We however made no value judgements on whether digital institutions were any better or worse than current cultural repositories. They are not even surrogate experiences for our standard notions of cultural repositories.
For example, we noted that the Web is driving people to be constantly dissatified with the present. "When's the next beta come out?" "Wait until next month, it'll be cheaper". "Upgrade today!". "Why doesn't their site have Foo (tm)?" We concluded that a more enlightened Buddhist approach might serve to diminish ridiculous expectations about cultural repositories on the Web.
We also noted that there's really no one out there preserving parts of these new digital institutions. In some sense though, that's the entire point of the Web, to make the latest and greatest version of something available. We wondered what happens to movie promotional sites a year after the movie has been released.
We noted that technology could be a big boon to current cultural institutions. If the Library of Congress web site can reduce the number of stupid phone calls asking about hours, location, document availability, etc. maybe one more person can be put on book preservation.
Yet at the same time, the reverence of being in the cultural repository is lost. Visiting the British Royal Museum through your Web browser just does not impart the same sense of majesty as being in the time honored halls themselves.

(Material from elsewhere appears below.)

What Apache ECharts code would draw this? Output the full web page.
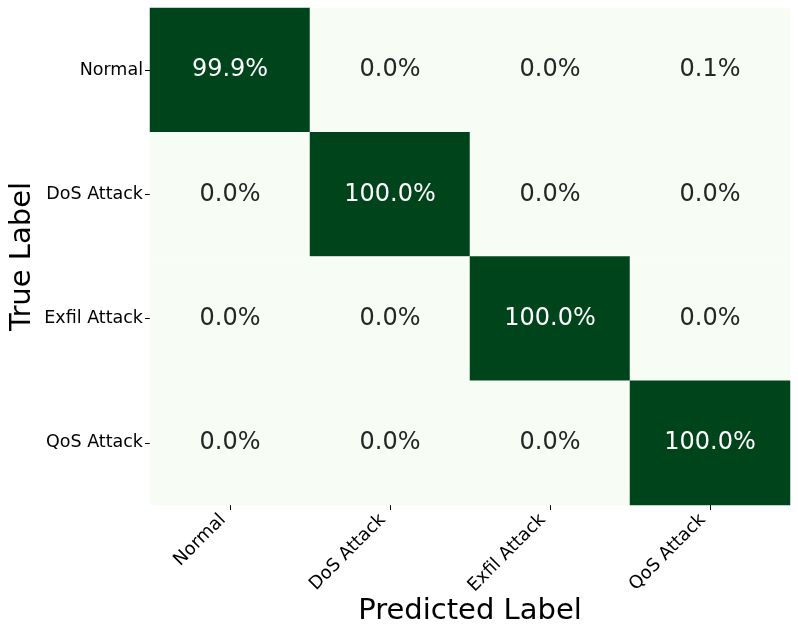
<!DOCTYPE html>
<html>
    <head>
        <meta charset="utf-8">
        <script src="https://cdn.jsdelivr.net/npm/echarts@6/dist/echarts.min.js"></script>
    </head>
    <body style="margin:0;background:#fff;">
        <div id="main" style="width: 798px;height:638px;"></div>
        <script type="text/javascript">
            // 类别和数值（百分比）
            var labels = ['Normal', 'DoS Attack', 'Exfil Attack', 'QoS Attack'];
            var rowNormal = [99.9, 0.0, 0.0, 0.1];
            var rowDos = [0.0, 100.0, 0.0, 0.0];
            var rowExfil = [0.0, 0.0, 100.0, 0.0];
            var rowQos = [0.0, 0.0, 0.0, 100.0];
            var rows = [rowNormal, rowDos, rowExfil, rowQos];

            var data = [];
            rows.forEach(function (row, y) {
                row.forEach(function (v, x) {
                    data.push([x, y, v]);
                });
            });

            var font = 'DejaVu Sans';
            let myChart = echarts.init(document.getElementById('main'));

            let option = {
                backgroundColor: '#ffffff',
                animation: false,
                grid: { left: 150, right: 8, top: 8, bottom: 133, containLabel: false, outerBoundsMode: 'none' },
                xAxis: {
                    type: 'category',
                    data: labels,
                    name: 'Predicted Label',
                    nameLocation: 'middle',
                    nameGap: 92,
                    nameMoveOverlap: false,
                    nameTextStyle: { fontFamily: font, fontSize: 29, color: '#000' },
                    axisLine: { show: false },
                    axisTick: { show: true, alignWithLabel: true, length: 5, lineStyle: { color: '#000' } },
                    axisLabel: { rotate: 45, margin: 5, padding: [0, 10, 0, 0], fontFamily: font, fontSize: 18, color: '#000' },
                    splitLine: { show: false }
                },
                yAxis: {
                    type: 'category',
                    data: labels,
                    inverse: true,
                    name: 'True Label',
                    nameLocation: 'middle',
                    nameGap: 113,
                    nameMoveOverlap: false,
                    nameTextStyle: { fontFamily: font, fontSize: 29, color: '#000' },
                    axisLine: { show: false },
                    axisTick: { show: true, alignWithLabel: true, length: 5, lineStyle: { color: '#000' } },
                    axisLabel: { margin: 7, fontFamily: font, fontSize: 17.5, color: '#000' },
                    splitLine: { show: false }
                },
                visualMap: {
                    show: false,
                    min: 0,
                    max: 100,
                    calculable: false,
                    inRange: {
                        color: ['#f7fcf5', '#e5f5e0', '#c7e9c0', '#a1d99b', '#74c476',
                            '#41ab5d', '#238b45', '#006d2c', '#00441b']
                    }
                },
                series: [{
                    type: 'heatmap',
                    data: data,
                    label: {
                        show: true,
                        formatter: function (p) {
                            var v = p.value[2];
                            var s = v.toFixed(1) + '%';
                            return v > 50 ? '{w|' + s + '}' : '{d|' + s + '}';
                        },
                        rich: {
                            w: { color: '#ffffff', fontFamily: font, fontSize: 24 },
                            d: { color: '#262626', fontFamily: font, fontSize: 24 }
                        }
                    },
                    itemStyle: { borderWidth: 0 },
                    emphasis: { disabled: true }
                }]
            };

            myChart.setOption(option);
        </script>
    </body>
</html>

So how do we reconcile the traditional cultural repository with the digital institution? It seems to us that while having classic cultural repositories join the Web is a good thing, they might be better off allocating most of their resources to their current physical mission. Digital institutions can serve as the laboratory in the fast changing, financially expensive realm of networked information. Once more practice and experience in the digital realm has been compiled then it might make sense for our current repositories to make a concerted to move on-line.